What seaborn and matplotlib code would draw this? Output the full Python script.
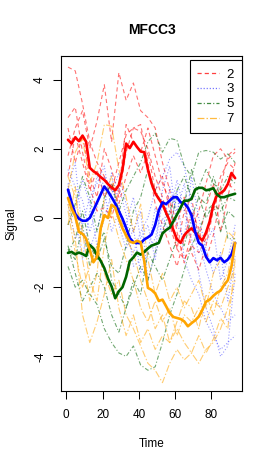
import numpy as np
import pandas as pd
import matplotlib
matplotlib.use("Agg")
import matplotlib.pyplot as plt
from matplotlib.lines import Line2D
import seaborn as sns

# ---------------- data ----------------
classes = ["2", "3", "5", "7"]
t_thin = [1, 5, 9, 13, 17, 21, 25, 29, 33, 37, 41, 45, 49, 53, 57, 61, 65, 69, 73, 77, 81, 85, 89, 93]
t_mean = [1, 3, 5, 7, 9, 11, 13, 15, 17, 19, 21, 23, 25, 27, 29, 31, 33, 35, 37, 39, 41, 43, 45, 47,
          49, 51, 53, 55, 57, 59, 61, 63, 65, 67, 69, 71, 73, 75, 77, 79, 81, 83, 85, 87, 89, 91, 93]

thin_2 = [
    [4.36, 4.25, 3.3, 2.2, 1.6, 1.2, 0.8, 1.6, 2.4, 2.6, 2.5, 2.0, 1.2, 0.6, -0.2, -0.9, -1.2, -0.8, -1.0, -0.6, 0.4, 1.2, 1.6, 1.4],
    [1.8, 2.6, 3.1, 2.0, 2.8, 3.85, 2.2, 4.2, 3.4, 3.9, 3.1, 2.9, 2.6, 1.6, 0.8, -0.4, -1.3, -0.4, 0.2, 1.0, 1.8, 2.0, 1.7, 1.9],
    [2.6, 1.6, 2.4, 1.2, 0.6, 2.0, 1.4, 0.6, 1.9, 2.6, 2.7, 1.6, 0.4, -0.2, -0.8, -1.4, -0.6, 0.2, -0.3, -1.2, -0.5, 0.6, 1.0, 0.8],
    [1.2, 2.4, 1.6, 0.8, 1.4, 0.6, 1.0, 0.4, 1.2, 1.8, 1.3, 1.9, 0.8, 1.2, 0.2, -0.2, 0.6, -1.0, -1.5, -0.8, 0.2, 0.9, 1.8, 2.0],
    [2.9, 3.2, 1.9, 0.9, 0.2, 0.3, 0.0, 0.8, 2.7, 2.2, 1.9, 2.6, 1.8, 1.0, 0.5, -0.9, 0.2, 0.6, -0.6, 0.3, 1.0, -0.4, 0.6, 1.6],
]
thin_3 = [
    [1.4, 0.9, 0.5, -0.4, 0.3, 1.2, 0.8, 0.4, -0.6, -1.0, -0.4, 0.0, 0.8, 1.2, 1.7, 1.9, 1.5, 0.4, -0.6, -1.5, -2.2, -2.6, -3.0, -2.8],
    [0.4, -0.6, -0.2, 0.6, 1.0, 1.5, 0.2, 0.9, 0.1, -1.4, -1.2, -0.9, -0.6, 0.4, 0.1, 1.1, 0.2, -0.6, -1.6, -2.6, -3.2, -4.0, -3.7, -1.6],
    [0.9, 1.6, -0.5, -0.9, -0.3, 0.4, 1.3, -0.2, -0.9, -0.3, -1.6, -1.0, 0.3, -0.5, 0.9, 0.2, 1.0, -0.2, -1.0, -0.7, -0.3, -1.8, -1.2, -0.2],
    [-0.2, 0.2, 1.1, 0.4, -0.8, 0.0, 0.7, 1.3, 0.4, -0.4, 0.2, -1.8, -1.0, 0.8, 1.5, -0.2, -0.6, 1.2, 0.0, -0.9, -1.6, -1.0, -2.4, -1.1],
    [1.0, 0.0, -1.2, 0.2, 1.2, 0.8, -0.4, 0.2, -0.2, 0.6, -0.6, -0.2, -1.2, 0.0, -0.4, 0.8, -1.2, -1.8, -2.2, -3.0, -3.4, -3.8, -3.6, -3.4],
]
thin_5 = [
    [-0.2, 0.4, 1.2, 0.6, -0.4, 0.6, 1.0, 0.2, 0.8, 1.2, 1.6, 2.2, 2.45, 1.9, 2.3, 2.25, 1.5, 1.2, 1.9, 1.95, 1.9, 1.7, 1.85, 1.6],
    [-1.4, -2.0, -1.8, -2.2, -2.5, -3.2, -3.6, -3.9, -4.0, -3.7, -4.25, -4.4, -4.3, -3.6, -2.8, -2.2, -1.5, -0.8, -0.4, 0.2, 0.4, 0.2, 0.6, 0.5],
    [-0.8, -1.6, -2.4, -2.0, -1.6, -2.0, -2.8, -3.3, -2.6, -2.0, -1.4, -1.8, -1.0, -0.4, 0.2, 0.8, 1.2, 0.6, 0.9, 1.4, 1.0, 0.8, 1.2, 1.0],
    [-1.0, -0.6, 0.2, -0.8, -1.2, -0.6, -1.4, -1.6, -0.8, 0.2, 0.6, 1.4, 0.8, 0.4, -0.2, 0.6, 0.4, 1.4, 0.6, 0.0, 0.4, -0.4, 0.2, 0.0],
    [-0.9, -1.2, -0.2, -1.4, -0.8, -0.4, -1.8, -2.2, -2.6, -1.8, -2.2, -1.0, -1.4, -1.8, -1.2, -0.6, -0.8, 0.0, 0.6, 0.4, 1.2, 0.6, -0.6, -0.6],
]
thin_7 = [
    [0.8, 1.9, 2.3, 1.0, 1.6, 2.7, 2.65, 1.4, 0.6, -0.4, 0.4, -1.2, -2.2, -1.6, -2.4, -2.0, -2.6, -2.2, -1.8, -2.6, -1.6, -1.2, -0.4, -0.6],
    [0.2, -1.0, -2.0, -1.4, -0.8, -1.6, -2.2, -1.8, -2.8, -3.2, -3.7, -4.2, -4.4, -4.76, -4.2, -3.8, -4.1, -3.9, -4.2, -3.8, -3.6, -3.2, -2.6, -1.8],
    [0.4, -0.6, -2.8, -3.6, -3.0, -2.2, -1.2, -2.6, -3.4, -2.8, -3.6, -3.2, -3.8, -3.4, -3.6, -3.2, -3.6, -3.9, -3.4, -3.9, -3.5, -2.9, -3.2, -1.2],
    [1.2, 0.6, -0.4, -1.8, -2.4, -0.8, 0.2, -0.6, -1.2, -1.8, -2.6, -3.0, -2.4, -3.0, -2.6, -3.4, -2.8, -3.0, -2.6, -3.0, -2.4, -2.6, -2.0, -1.4],
    [-0.2, 0.9, -1.2, -2.4, -1.6, 0.6, 1.2, 0.2, -0.6, -1.0, -1.8, -2.4, -3.2, -2.8, -3.6, -3.0, -2.4, -2.6, -3.2, -2.2, -2.8, -2.0, -1.6, -0.4],
]

mean_2 = [2.26, 2.15, 2.33, 2.22, 2.38, 2.2, 1.45, 1.35, 1.28, 1.18, 1.1, 0.98, 0.88, 0.8, 0.95, 1.4,
          2.15, 2.02, 2.2, 2.05, 1.92, 1.9, 1.4, 1.0, 0.72, 0.55, 0.4, 0.15, -0.08, -0.35, -0.62, -0.72,
          -0.5, -0.38, -0.3, -0.42, -0.55, -0.65, -0.42, -0.1, 0.38, 0.66, 0.72, 0.8, 0.98, 1.3, 1.15]
mean_3 = [0.82, 0.45, 0.12, -0.02, -0.08, -0.08, 0.0, 0.22, 0.45, 0.68, 0.91, 0.77, 0.6, 0.42, 0.2, -0.02,
          -0.29, -0.58, -0.7, -0.72, -0.73, -0.62, -0.56, -0.48, -0.2, 0.22, 0.45, 0.4, 0.5, 0.6, 0.6, 0.45,
          0.43, 0.3, 0.08, -0.4, -0.72, -0.8, -1.12, -1.28, -1.16, -1.22, -1.15, -1.28, -1.2, -1.05, -0.72]
mean_5 = [-1.01, -0.98, -1.05, -1.0, -1.04, -1.1, -0.78, -0.88, -1.08, -1.24, -1.45, -1.75, -1.98, -2.32,
          -2.12, -2.0, -1.7, -1.25, -1.14, -1.0, -1.06, -0.98, -0.88, -0.8, -0.76, -0.72, -0.45, -0.35,
          -0.28, -0.1, 0.1, 0.3, 0.5, 0.5, 0.55, 0.82, 0.87, 0.87, 0.8, 0.82, 0.86, 0.68, 0.6, 0.6, 0.64,
          0.67, 0.7]
mean_7 = [0.58, 0.27, 0.05, -0.4, -0.46, -0.6, -0.92, -1.28, -1.12, -0.3, 0.08, 0.0, 0.38, 0.3, -0.02,
          -0.3, -0.5, -0.68, -0.72, -0.66, -0.7, -1.25, -2.02, -2.08, -2.18, -2.4, -2.36, -2.55, -2.75,
          -2.86, -2.89, -2.92, -2.99, -3.13, -3.04, -2.96, -2.85, -2.65, -2.42, -2.36, -2.25, -2.16, -2.1,
          -1.93, -1.8, -1.4, -0.72]

x_ticks = [0, 20, 40, 60, 80]
y_ticks = [-4, -2, 0, 2, 4]

# ---------------- frames ----------------
thin_sets = {"2": thin_2, "3": thin_3, "5": thin_5, "7": thin_7}
mean_sets = {"2": mean_2, "3": mean_3, "5": mean_5, "7": mean_7}

rows = []
for c in classes:
    for i, ser in enumerate(thin_sets[c]):
        for t, v in zip(t_thin, ser):
            rows.append({"t": t, "value": v, "cls": c, "series": f"{c}_{i}"})
thin_df = pd.DataFrame(rows)

rows = []
for c in classes:
    for t, v in zip(t_mean, mean_sets[c]):
        rows.append({"t": t, "value": v, "cls": c})
mean_df = pd.DataFrame(rows)

# ---------------- style ----------------
sns.set_style("ticks")
plt.rcParams["font.family"] = ["Liberation Sans", "DejaVu Sans"]
plt.rcParams["lines.scale_dashes"] = False
plt.rcParams["text.color"] = "black"
plt.rcParams["axes.labelcolor"] = "black"
plt.rcParams["xtick.color"] = "black"
plt.rcParams["ytick.color"] = "black"

thin_pal = {"2": "#FF0000", "3": "#0000FF", "5": "#006400", "7": "#FFA500"}
thick_pal = {"2": "#FF0000", "3": "#0000FF", "5": "#006400", "7": "#FFA500"}
dash_map = {"2": (3.0, 2.2), "3": (0.8, 1.4), "5": (3.0, 1.5, 0.8, 1.5), "7": (5.0, 1.5, 1.0, 1.5)}
alpha_map = {"2": 0.55, "3": 0.4, "5": 0.55, "7": 0.55}

fig = plt.figure(figsize=(2.74, 4.67), dpi=100)
ax = fig.add_axes([61.3 / 274, (467 - 391) / 467, 180.5 / 274, 335 / 467])

for c in classes:
    sub = thin_df[thin_df["cls"] == c]
    sns.lineplot(data=sub, x="t", y="value", units="series", estimator=None,
                 color=thin_pal[c], linewidth=0.8, alpha=alpha_map[c],
                 dashes=False, legend=False, ax=ax)
    for ln in ax.get_lines()[-len(thin_sets[c]):]:
        ln.set_dashes(dash_map[c])

for c in classes:
    sub = mean_df[mean_df["cls"] == c]
    sns.lineplot(data=sub, x="t", y="value", estimator=None,
                 color=thick_pal[c], linewidth=1.9, legend=False, ax=ax)

ax.set_xlim(-2.68, 96.68)
ax.set_ylim(-5.0, 4.68)
ax.set_xticks(x_ticks)
ax.set_yticks(y_ticks)
ax.set_xticklabels([str(v) for v in x_ticks], fontsize=8.5, color="black")
ax.set_yticklabels([str(v) for v in y_ticks], fontsize=8.5, rotation=90, va="center", color="black")
ax.tick_params(axis="both", direction="out", length=5.5, width=0.75, color="black")
ax.tick_params(axis="x", pad=7.5)
ax.tick_params(axis="y", pad=5.5)
for s in ax.spines.values():
    s.set_visible(True)
    s.set_color("black")
    s.set_linewidth(0.8)

ax.set_xlabel("Time", fontsize=8.5, color="black")
ax.set_ylabel("Signal", fontsize=8.5, color="black")
ax.xaxis.set_label_coords(0.5, -0.140)
ax.yaxis.set_label_coords(-0.245, 0.5)
ax.set_title("MFCC3", fontsize=10, fontweight="bold", y=1.078, va="center", pad=0, color="black")

handles = []
for c in classes:
    h = Line2D([0], [0], color=thin_pal[c], linewidth=0.9, alpha=alpha_map[c] + 0.2)
    h.set_dashes(dash_map[c])
    handles.append(h)
leg = ax.legend(handles, classes, loc="upper right", bbox_to_anchor=(1.0, 0.987),
                borderaxespad=0.0, frameon=True, fancybox=False, fontsize=9.5,
                handlelength=1.6, handletextpad=0.6, labelspacing=0.2, borderpad=0.6)
leg.get_frame().set_edgecolor("black")
leg.get_frame().set_linewidth(0.8)
leg.get_frame().set_alpha(1.0)
for txt in leg.get_texts():
    txt.set_color("black")

fig.savefig("out.png", dpi=100)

— Aim of the task —
Read through the lines above and collect those that contain the string "matplotlib".

— Complete output —
What seaborn and matplotlib code would draw this? Output the full Python script.
import matplotlib
matplotlib.use("Agg")
import matplotlib.pyplot as plt
from matplotlib.lines import Line2D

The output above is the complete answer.